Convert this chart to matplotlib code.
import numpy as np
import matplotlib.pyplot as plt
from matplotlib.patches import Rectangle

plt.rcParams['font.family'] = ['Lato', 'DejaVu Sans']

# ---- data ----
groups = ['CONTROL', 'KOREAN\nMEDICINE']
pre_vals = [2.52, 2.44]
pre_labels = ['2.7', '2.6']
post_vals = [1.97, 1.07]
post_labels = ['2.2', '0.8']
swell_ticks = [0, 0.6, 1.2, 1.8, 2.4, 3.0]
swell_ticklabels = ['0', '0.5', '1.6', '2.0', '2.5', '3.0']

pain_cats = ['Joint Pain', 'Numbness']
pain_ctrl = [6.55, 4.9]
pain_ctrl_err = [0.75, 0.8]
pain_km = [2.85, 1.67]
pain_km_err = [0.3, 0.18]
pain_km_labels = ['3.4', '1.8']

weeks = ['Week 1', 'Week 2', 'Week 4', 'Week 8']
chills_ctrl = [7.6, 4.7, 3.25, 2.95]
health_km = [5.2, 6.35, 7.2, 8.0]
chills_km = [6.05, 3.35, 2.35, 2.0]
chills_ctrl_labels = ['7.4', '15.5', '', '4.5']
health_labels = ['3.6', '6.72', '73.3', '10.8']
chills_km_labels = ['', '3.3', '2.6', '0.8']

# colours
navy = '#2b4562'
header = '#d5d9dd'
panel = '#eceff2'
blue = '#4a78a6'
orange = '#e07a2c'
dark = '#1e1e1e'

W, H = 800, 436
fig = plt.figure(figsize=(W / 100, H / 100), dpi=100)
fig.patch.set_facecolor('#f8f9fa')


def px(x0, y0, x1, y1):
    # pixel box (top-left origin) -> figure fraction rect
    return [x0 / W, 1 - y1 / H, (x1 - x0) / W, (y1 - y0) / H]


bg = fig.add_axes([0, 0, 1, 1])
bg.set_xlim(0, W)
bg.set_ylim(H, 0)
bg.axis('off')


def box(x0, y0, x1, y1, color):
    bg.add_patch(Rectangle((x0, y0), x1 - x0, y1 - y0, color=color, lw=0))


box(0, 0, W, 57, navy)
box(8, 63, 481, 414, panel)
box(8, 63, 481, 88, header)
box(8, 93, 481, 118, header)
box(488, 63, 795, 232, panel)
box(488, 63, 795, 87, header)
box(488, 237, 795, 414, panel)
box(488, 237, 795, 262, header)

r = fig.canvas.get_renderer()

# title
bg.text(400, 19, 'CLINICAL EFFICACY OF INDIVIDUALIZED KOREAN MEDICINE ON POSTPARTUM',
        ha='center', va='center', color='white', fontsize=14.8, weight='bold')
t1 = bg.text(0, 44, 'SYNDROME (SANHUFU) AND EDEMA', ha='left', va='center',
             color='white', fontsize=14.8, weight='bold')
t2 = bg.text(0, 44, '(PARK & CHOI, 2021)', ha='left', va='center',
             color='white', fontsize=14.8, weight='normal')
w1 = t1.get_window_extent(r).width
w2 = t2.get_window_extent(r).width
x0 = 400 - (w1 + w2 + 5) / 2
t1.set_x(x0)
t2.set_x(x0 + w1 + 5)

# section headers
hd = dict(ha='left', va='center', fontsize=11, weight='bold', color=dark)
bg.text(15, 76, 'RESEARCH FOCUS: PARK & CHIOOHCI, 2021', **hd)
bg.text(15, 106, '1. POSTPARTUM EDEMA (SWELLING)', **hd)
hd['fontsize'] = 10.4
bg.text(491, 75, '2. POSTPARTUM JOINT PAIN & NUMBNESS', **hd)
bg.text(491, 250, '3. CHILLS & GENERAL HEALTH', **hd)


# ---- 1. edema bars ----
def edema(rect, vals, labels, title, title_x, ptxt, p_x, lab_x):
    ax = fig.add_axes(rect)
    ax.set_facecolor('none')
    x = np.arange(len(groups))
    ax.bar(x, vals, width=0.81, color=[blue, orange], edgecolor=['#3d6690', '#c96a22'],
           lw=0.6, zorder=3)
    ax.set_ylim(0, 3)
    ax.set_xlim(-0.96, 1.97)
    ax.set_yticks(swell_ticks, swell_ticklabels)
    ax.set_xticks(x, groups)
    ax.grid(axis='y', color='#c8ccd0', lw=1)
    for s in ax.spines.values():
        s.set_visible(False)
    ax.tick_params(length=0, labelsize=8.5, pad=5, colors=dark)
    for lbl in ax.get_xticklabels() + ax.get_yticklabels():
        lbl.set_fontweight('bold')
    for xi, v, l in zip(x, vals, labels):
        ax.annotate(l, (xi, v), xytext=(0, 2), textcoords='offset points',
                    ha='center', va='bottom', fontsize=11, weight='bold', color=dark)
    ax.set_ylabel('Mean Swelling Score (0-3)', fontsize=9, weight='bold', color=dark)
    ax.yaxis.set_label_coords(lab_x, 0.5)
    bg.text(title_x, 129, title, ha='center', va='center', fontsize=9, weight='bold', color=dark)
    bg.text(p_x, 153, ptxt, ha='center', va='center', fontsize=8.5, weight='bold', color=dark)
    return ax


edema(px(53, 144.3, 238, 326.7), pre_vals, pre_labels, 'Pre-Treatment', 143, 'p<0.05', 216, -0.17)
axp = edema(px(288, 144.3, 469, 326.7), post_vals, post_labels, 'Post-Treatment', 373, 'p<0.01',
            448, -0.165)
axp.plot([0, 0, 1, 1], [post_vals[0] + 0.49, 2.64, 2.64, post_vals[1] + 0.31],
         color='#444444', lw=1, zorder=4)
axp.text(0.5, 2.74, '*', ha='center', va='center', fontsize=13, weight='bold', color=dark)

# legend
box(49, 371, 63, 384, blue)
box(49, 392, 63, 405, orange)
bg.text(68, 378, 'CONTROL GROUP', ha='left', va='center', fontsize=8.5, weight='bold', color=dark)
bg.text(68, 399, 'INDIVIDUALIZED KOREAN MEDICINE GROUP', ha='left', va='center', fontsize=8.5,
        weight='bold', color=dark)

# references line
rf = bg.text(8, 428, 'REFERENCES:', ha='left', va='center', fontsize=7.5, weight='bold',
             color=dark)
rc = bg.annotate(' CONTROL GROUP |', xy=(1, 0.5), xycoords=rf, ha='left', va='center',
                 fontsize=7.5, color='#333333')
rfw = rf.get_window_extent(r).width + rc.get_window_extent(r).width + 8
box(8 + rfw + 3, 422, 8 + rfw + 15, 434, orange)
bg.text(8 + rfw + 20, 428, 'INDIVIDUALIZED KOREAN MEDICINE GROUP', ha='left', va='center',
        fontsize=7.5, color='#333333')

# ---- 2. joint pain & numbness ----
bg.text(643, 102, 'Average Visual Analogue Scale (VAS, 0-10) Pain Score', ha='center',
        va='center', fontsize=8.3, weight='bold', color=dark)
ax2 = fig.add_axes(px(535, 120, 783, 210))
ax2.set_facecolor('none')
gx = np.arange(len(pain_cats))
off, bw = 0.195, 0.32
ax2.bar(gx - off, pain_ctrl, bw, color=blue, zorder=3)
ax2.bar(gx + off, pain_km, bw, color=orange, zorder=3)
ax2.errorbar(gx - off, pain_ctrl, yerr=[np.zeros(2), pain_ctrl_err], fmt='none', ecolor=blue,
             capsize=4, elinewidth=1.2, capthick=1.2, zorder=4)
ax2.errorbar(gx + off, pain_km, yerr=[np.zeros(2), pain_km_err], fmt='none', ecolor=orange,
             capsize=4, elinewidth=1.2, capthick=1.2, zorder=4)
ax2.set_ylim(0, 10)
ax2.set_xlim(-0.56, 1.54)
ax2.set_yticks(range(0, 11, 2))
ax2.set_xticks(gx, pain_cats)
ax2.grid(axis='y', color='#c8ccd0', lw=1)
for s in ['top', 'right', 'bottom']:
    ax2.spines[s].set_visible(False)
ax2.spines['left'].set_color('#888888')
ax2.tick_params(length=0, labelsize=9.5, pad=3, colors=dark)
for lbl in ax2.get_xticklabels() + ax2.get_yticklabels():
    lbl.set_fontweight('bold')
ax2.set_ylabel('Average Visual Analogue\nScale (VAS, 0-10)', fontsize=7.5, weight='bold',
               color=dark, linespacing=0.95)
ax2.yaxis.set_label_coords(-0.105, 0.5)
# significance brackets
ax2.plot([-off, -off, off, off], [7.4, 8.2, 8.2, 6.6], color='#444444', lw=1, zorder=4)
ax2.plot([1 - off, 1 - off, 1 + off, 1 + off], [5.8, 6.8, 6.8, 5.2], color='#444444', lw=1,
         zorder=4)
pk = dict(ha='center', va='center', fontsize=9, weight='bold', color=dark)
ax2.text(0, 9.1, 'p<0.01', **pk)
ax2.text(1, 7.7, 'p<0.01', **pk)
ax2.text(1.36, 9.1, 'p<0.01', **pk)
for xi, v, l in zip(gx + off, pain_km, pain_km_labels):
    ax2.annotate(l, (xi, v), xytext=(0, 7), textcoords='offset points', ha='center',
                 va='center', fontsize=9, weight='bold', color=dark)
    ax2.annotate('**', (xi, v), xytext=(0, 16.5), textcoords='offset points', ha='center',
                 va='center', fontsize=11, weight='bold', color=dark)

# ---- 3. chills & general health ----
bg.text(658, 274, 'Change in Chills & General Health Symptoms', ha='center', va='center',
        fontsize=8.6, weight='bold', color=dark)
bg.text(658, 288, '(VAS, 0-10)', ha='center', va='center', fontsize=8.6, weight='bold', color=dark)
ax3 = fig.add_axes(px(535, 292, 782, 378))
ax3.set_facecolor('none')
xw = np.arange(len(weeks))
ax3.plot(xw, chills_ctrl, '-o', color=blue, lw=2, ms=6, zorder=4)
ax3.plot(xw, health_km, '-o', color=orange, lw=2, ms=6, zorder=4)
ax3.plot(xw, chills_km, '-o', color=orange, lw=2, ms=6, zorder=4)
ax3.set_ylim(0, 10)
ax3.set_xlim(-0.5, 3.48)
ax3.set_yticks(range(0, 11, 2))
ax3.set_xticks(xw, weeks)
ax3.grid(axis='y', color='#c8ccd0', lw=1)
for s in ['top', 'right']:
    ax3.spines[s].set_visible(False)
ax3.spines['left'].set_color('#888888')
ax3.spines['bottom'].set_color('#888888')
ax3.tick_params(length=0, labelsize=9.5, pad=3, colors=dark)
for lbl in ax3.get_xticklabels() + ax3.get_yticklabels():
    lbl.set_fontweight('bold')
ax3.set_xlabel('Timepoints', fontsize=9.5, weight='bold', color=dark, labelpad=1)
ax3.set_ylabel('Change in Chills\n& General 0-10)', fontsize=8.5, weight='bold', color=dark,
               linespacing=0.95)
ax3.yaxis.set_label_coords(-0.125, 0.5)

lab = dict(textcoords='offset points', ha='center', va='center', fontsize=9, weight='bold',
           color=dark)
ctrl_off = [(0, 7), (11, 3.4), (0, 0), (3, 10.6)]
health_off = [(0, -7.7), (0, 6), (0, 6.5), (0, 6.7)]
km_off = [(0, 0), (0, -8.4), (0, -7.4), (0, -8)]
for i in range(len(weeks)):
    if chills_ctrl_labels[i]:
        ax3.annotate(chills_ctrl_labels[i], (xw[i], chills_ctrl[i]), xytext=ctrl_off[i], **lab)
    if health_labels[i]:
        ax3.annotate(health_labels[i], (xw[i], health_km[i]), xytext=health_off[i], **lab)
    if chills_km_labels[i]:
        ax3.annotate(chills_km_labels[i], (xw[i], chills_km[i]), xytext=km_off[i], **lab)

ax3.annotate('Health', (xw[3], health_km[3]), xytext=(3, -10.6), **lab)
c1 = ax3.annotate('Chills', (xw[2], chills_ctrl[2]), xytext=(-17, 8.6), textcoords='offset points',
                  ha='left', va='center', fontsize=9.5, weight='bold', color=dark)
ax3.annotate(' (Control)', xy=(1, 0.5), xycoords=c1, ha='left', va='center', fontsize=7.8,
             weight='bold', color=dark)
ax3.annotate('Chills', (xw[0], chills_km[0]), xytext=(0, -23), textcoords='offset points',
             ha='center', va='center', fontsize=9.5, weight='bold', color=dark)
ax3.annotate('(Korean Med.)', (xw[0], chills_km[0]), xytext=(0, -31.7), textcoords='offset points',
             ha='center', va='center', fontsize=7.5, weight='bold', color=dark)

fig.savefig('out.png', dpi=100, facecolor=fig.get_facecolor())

_ _ _

*What you need to do:* Give back the listing exactly, please, from its first line to the line containing "chills_km_labels = ['', '3.3', '2.6', '0.8']", inclusive, and nothing past that line.

*Problem solution:*
Convert this chart to matplotlib code.
import numpy as np
import matplotlib.pyplot as plt
from matplotlib.patches import Rectangle

plt.rcParams['font.family'] = ['Lato', 'DejaVu Sans']

# ---- data ----
groups = ['CONTROL', 'KOREAN\nMEDICINE']
pre_vals = [2.52, 2.44]
pre_labels = ['2.7', '2.6']
post_vals = [1.97, 1.07]
post_labels = ['2.2', '0.8']
swell_ticks = [0, 0.6, 1.2, 1.8, 2.4, 3.0]
swell_ticklabels = ['0', '0.5', '1.6', '2.0', '2.5', '3.0']

pain_cats = ['Joint Pain', 'Numbness']
pain_ctrl = [6.55, 4.9]
pain_ctrl_err = [0.75, 0.8]
pain_km = [2.85, 1.67]
pain_km_err = [0.3, 0.18]
pain_km_labels = ['3.4', '1.8']

weeks = ['Week 1', 'Week 2', 'Week 4', 'Week 8']
chills_ctrl = [7.6, 4.7, 3.25, 2.95]
health_km = [5.2, 6.35, 7.2, 8.0]
chills_km = [6.05, 3.35, 2.35, 2.0]
chills_ctrl_labels = ['7.4', '15.5', '', '4.5']
health_labels = ['3.6', '6.72', '73.3', '10.8']
chills_km_labels = ['', '3.3', '2.6', '0.8']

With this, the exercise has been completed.